** Task details **
Within the material below, find each line bearing the word "code" and present it.

* Begin Data for this exercise *

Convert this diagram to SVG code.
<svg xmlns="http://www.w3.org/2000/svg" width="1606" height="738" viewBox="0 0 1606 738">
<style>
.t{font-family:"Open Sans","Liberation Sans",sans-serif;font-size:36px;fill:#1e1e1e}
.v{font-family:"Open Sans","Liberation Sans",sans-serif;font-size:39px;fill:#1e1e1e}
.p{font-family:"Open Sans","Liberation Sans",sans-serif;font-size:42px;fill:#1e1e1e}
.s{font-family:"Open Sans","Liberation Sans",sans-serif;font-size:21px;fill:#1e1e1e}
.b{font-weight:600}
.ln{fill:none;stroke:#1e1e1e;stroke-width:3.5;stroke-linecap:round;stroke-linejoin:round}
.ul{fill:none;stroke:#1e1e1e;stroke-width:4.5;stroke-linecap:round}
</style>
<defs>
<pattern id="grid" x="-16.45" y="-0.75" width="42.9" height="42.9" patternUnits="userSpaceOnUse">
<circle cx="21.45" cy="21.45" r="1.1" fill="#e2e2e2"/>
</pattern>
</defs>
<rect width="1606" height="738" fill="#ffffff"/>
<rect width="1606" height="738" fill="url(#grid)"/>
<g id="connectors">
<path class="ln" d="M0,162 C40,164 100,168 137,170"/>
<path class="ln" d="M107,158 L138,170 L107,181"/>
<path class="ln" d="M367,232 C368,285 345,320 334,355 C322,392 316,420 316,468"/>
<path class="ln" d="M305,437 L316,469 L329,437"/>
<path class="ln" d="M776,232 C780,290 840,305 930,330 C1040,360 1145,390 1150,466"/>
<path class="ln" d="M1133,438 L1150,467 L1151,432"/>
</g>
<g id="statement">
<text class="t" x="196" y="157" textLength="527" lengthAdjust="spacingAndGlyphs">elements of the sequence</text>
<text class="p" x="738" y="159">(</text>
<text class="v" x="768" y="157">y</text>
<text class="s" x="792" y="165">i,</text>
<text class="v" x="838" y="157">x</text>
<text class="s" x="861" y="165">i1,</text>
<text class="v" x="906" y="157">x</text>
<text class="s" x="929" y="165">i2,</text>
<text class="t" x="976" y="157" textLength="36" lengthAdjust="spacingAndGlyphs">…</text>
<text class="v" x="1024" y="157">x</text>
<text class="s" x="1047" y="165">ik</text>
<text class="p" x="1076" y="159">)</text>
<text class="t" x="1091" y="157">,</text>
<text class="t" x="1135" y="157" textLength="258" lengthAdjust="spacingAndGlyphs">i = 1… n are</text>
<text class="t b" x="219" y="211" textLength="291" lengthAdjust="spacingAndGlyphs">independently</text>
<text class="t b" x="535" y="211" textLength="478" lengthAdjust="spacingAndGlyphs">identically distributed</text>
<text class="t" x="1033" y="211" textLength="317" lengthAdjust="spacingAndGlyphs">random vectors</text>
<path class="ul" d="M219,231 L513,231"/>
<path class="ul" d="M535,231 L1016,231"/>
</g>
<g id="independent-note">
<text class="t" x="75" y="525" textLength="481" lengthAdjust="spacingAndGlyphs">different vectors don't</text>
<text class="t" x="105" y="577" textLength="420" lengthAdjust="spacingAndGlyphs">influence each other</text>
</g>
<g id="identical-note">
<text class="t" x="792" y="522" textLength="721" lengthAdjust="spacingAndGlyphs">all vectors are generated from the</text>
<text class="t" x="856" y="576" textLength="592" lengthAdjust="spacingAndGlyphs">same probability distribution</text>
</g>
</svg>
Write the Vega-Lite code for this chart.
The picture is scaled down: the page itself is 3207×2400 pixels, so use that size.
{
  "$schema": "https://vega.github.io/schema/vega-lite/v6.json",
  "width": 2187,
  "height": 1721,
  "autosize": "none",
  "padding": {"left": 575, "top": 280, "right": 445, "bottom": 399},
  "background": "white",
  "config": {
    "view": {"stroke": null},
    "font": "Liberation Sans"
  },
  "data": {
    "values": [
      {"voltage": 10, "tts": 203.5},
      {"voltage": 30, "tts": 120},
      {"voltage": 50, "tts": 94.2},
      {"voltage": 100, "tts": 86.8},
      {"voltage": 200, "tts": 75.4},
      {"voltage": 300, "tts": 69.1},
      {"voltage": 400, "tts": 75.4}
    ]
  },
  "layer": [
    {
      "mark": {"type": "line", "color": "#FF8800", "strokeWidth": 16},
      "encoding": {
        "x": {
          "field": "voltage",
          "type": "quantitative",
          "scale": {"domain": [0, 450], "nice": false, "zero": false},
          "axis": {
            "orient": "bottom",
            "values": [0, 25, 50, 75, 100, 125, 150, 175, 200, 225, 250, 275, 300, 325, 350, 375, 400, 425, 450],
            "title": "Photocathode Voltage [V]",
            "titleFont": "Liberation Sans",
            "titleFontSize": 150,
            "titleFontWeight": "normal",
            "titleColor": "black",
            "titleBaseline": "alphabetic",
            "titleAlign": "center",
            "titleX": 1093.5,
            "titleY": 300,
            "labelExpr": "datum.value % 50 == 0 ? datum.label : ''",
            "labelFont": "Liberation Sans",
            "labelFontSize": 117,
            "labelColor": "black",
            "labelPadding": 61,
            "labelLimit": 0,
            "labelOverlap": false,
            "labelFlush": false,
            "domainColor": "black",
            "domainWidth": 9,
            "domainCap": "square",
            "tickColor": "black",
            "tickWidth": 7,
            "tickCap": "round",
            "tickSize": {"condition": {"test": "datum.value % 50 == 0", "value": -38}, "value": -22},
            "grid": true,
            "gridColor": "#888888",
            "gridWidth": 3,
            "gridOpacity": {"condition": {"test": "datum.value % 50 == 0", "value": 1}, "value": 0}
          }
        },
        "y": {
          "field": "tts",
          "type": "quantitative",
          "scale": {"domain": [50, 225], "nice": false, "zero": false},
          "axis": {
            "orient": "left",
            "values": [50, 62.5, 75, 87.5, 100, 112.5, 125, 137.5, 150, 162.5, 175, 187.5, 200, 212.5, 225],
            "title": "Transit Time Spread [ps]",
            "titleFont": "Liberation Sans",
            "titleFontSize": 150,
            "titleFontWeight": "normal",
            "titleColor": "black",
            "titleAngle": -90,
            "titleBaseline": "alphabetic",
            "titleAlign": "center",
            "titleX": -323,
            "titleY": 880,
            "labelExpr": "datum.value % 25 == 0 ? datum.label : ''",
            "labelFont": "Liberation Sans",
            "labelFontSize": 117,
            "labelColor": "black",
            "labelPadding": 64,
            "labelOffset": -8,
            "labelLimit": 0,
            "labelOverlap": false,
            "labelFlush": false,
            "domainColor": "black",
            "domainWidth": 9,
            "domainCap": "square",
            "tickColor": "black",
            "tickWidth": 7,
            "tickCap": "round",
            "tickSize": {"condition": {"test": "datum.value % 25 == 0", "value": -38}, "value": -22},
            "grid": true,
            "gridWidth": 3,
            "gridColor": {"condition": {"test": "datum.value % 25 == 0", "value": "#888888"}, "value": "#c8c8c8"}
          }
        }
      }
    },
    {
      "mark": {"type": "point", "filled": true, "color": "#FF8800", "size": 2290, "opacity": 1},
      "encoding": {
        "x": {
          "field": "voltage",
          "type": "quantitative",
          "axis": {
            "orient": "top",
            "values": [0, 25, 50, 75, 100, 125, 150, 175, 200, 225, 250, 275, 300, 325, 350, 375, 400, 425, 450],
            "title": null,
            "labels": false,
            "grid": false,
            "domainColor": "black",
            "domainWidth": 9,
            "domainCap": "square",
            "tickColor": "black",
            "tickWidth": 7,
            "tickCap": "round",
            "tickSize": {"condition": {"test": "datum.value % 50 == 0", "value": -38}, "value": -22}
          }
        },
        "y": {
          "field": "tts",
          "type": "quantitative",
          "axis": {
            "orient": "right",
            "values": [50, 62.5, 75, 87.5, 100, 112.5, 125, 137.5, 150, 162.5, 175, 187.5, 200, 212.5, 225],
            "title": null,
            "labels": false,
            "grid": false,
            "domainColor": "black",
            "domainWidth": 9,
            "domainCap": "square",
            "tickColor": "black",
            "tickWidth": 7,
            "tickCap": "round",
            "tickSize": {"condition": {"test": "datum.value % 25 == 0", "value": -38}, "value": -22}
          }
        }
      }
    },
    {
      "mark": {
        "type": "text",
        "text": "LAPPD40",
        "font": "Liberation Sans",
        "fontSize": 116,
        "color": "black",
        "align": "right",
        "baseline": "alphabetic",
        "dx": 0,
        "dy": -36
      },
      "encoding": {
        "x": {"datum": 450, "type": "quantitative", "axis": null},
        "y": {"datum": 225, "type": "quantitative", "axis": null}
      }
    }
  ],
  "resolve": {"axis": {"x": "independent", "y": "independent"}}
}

* End Data for this exercise *

** Reply to the task **
Convert this diagram to SVG code.
Write the Vega-Lite code for this chart.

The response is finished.